Brief:
Print exactly the lines from the first one down to the line containing "import pandas as pd", both ends included, with no pictures and nothing else.

Data section:
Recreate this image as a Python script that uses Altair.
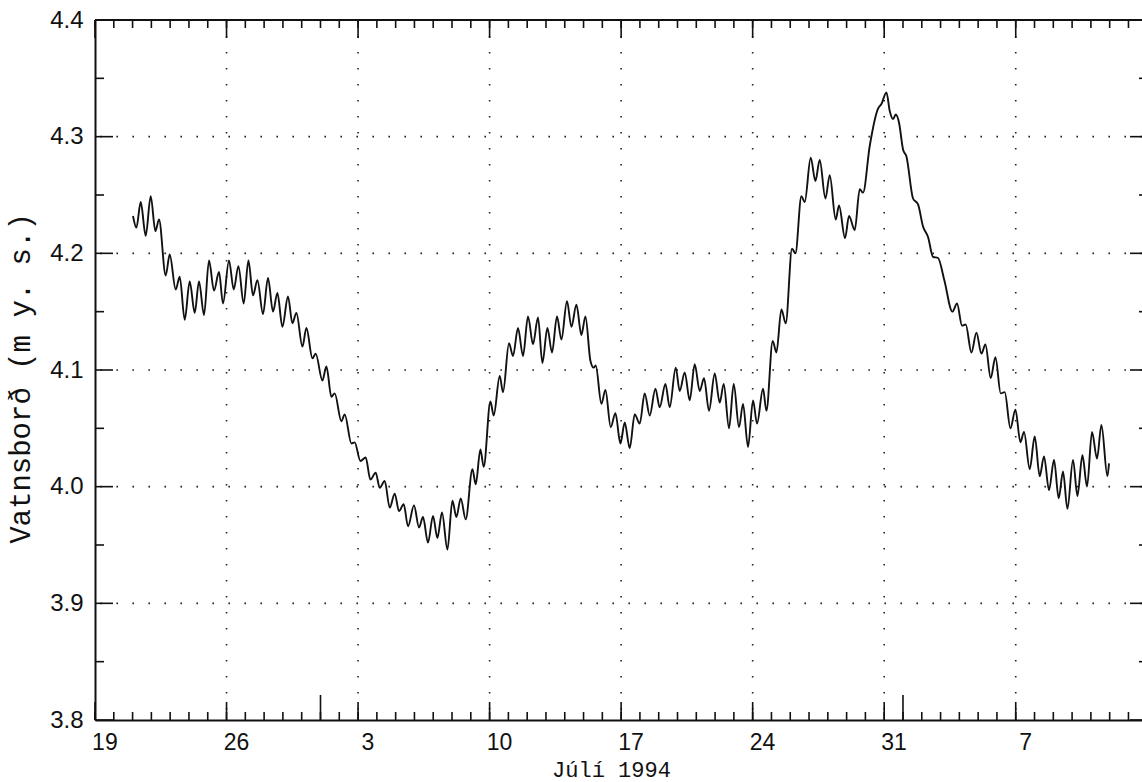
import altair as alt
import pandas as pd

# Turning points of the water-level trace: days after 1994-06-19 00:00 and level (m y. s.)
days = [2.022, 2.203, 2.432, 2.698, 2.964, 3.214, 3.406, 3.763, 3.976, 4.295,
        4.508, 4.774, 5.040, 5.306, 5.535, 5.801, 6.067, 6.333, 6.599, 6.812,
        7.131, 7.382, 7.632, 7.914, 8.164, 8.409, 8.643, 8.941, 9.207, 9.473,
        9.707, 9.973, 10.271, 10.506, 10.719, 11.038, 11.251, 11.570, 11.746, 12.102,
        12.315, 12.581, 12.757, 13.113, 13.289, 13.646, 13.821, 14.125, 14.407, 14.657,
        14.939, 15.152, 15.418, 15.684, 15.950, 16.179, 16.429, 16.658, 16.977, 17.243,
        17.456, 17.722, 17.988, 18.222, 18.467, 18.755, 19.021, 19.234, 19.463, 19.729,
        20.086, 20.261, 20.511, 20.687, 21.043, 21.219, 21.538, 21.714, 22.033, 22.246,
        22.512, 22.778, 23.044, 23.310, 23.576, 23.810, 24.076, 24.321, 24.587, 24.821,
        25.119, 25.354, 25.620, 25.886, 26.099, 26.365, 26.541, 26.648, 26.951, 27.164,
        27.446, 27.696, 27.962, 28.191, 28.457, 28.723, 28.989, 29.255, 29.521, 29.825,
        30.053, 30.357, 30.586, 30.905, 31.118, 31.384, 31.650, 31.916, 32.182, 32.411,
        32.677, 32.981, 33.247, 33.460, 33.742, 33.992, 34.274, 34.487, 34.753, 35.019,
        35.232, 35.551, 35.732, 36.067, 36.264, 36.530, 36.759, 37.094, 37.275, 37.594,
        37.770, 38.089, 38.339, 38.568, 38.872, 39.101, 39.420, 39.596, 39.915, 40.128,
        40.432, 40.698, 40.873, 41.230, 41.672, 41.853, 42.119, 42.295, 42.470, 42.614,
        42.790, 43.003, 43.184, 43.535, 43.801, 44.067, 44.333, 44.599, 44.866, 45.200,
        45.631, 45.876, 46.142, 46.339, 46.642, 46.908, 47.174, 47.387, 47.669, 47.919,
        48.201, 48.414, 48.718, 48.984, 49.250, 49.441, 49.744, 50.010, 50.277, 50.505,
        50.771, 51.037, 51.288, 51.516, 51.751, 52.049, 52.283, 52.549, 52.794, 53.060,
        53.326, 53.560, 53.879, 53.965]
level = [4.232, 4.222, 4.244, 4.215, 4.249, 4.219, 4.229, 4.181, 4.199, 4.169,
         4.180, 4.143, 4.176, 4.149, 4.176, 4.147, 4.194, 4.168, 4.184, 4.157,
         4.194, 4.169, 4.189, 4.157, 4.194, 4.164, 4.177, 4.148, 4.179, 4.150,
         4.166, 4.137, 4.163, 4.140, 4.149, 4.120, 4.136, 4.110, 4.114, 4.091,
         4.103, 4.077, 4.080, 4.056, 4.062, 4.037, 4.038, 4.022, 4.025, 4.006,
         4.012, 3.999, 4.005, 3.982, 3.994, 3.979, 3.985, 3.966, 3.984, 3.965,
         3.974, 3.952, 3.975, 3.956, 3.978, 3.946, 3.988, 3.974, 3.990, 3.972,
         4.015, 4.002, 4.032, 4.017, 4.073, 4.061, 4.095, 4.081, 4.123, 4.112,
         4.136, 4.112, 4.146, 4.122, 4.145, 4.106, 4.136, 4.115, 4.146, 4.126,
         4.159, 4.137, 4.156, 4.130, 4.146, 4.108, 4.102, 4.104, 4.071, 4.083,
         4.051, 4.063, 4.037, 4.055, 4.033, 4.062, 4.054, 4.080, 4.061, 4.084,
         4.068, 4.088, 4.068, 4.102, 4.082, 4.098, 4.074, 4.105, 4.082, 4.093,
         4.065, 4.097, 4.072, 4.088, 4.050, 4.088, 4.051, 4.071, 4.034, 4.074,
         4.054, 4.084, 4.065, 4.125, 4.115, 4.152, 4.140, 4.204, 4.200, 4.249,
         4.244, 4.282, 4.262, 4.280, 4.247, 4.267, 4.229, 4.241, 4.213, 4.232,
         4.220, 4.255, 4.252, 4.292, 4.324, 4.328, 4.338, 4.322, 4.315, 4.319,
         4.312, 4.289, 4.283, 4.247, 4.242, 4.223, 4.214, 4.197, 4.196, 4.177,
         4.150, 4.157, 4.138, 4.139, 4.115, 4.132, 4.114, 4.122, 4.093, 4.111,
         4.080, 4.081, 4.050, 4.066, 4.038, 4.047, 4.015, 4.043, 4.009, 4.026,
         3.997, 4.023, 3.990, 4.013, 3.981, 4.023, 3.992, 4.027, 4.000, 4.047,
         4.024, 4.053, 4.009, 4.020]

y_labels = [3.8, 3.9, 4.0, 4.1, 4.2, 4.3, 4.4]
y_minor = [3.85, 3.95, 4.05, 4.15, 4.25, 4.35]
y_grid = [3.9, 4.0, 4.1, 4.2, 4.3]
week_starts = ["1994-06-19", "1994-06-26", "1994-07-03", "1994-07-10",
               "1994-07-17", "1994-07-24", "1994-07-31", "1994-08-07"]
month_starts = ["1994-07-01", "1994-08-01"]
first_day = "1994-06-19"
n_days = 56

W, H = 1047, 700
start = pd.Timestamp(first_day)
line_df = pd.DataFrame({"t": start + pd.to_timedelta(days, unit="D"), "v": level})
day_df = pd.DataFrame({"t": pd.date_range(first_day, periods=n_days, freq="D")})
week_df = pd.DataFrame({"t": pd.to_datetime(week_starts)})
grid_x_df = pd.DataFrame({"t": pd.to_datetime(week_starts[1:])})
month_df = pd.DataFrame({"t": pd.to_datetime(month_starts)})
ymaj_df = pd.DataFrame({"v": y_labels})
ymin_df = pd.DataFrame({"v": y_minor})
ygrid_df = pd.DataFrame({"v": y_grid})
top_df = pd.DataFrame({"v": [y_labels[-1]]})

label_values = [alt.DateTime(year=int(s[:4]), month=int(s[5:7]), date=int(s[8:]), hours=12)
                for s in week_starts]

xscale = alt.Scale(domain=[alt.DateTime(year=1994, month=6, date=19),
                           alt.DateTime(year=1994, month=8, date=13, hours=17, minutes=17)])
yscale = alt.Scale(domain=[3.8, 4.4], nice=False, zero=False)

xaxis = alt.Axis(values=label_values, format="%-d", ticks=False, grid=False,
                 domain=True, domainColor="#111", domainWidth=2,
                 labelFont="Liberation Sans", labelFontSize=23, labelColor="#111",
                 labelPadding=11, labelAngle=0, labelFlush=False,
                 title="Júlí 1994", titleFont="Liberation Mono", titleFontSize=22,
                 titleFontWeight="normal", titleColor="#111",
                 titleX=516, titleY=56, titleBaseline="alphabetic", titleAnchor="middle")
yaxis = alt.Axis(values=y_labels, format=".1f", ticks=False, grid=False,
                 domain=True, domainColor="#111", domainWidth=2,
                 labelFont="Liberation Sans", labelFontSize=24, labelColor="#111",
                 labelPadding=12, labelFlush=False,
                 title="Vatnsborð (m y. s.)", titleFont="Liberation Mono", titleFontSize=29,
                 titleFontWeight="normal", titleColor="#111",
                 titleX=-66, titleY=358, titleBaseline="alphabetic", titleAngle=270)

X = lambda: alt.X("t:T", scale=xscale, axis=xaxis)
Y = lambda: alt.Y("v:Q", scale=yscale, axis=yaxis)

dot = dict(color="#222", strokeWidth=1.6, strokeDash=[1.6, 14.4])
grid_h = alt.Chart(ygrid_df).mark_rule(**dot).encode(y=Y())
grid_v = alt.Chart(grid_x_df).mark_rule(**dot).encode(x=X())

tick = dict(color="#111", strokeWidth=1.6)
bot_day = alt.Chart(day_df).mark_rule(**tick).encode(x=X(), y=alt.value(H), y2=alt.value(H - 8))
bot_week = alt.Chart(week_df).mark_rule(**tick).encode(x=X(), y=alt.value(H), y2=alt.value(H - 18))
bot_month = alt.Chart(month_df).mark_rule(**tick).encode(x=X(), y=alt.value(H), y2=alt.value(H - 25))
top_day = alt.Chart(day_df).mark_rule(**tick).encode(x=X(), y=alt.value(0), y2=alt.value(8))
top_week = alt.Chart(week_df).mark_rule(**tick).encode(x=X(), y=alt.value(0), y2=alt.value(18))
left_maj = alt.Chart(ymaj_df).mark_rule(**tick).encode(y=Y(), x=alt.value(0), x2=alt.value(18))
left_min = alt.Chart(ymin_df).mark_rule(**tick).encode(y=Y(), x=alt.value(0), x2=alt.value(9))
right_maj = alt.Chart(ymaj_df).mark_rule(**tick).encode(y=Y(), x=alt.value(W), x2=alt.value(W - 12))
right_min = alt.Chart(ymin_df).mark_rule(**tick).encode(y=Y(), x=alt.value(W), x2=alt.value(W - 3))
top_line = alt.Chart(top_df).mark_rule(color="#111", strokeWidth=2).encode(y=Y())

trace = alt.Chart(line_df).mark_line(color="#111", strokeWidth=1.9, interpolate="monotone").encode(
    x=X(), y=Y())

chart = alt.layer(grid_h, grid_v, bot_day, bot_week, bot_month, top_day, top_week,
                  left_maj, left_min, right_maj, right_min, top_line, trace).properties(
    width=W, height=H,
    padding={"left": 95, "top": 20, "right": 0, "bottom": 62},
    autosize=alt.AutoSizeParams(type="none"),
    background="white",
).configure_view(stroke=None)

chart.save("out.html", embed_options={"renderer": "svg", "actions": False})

Solution to the problem:
Recreate this image as a Python script that uses Altair.
import altair as alt
import pandas as pd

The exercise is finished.